Best practices for global retail ERP rollouts
The most resilient retail ERP programs use a template-led rollout model with controlled localization. They establish a global process baseline, define a formal exception process, create reusable integration patterns and sequence deployments by business readiness rather than geography alone. They also treat data migration, testing and change management as board-level risk items because poor master data and weak adoption can erase the benefits of even the best deployment architecture.
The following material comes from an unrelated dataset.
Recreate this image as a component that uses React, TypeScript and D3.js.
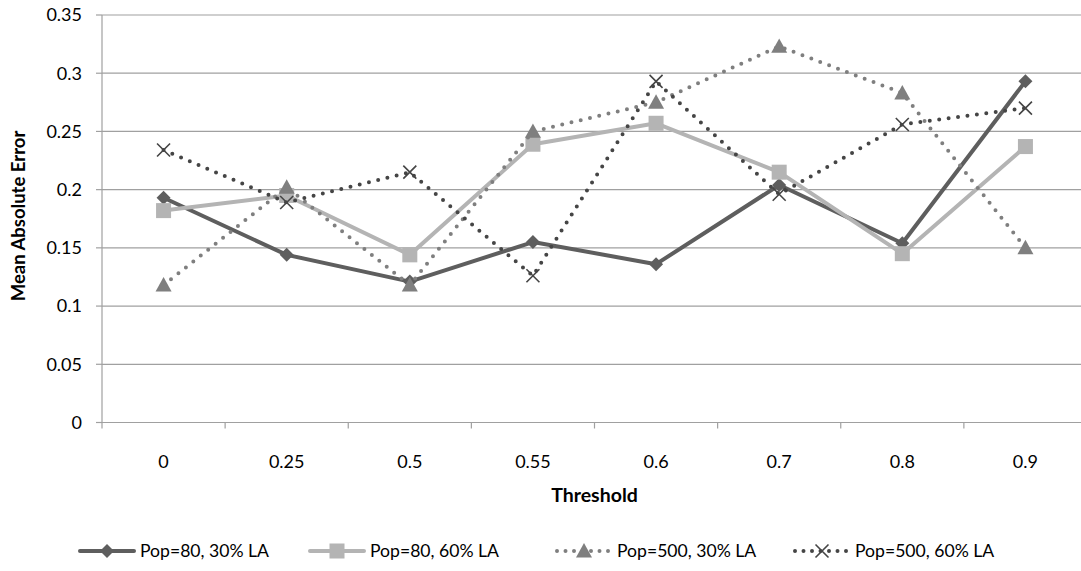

Future-ready programs are also planning for AI-assisted ERP, workflow automation and business intelligence as operating capabilities rather than add-ons. AI can improve exception handling, forecasting support, document processing and user productivity, but only if process data is standardized and governed. That makes deployment discipline even more important. Similarly, cloud-native operations and managed cloud services can improve resilience and observability, but only when responsibilities between vendor, partner and enterprise are clearly defined.
Executive Conclusion
Retail ERP deployment for global rollouts is ultimately a governance and operating model decision expressed through technology. Multi-tenant SaaS is often the strongest fit where speed, standardization and predictable operations matter most. Dedicated and private cloud models are better suited to enterprises that need more control, isolation or specialized extensibility. Hybrid cloud is frequently the most practical modernization path, but it should be treated as a transition strategy rather than a permanent compromise unless the business case clearly supports coexistence. The right choice depends on how much local variance is truly necessary, how disciplined the organization is about template governance and how much operational complexity it is prepared to own. Executives should prioritize deployment models that reduce exception handling, support API-first integration, align licensing with user scale, protect resilience and create a repeatable rollout engine across markets.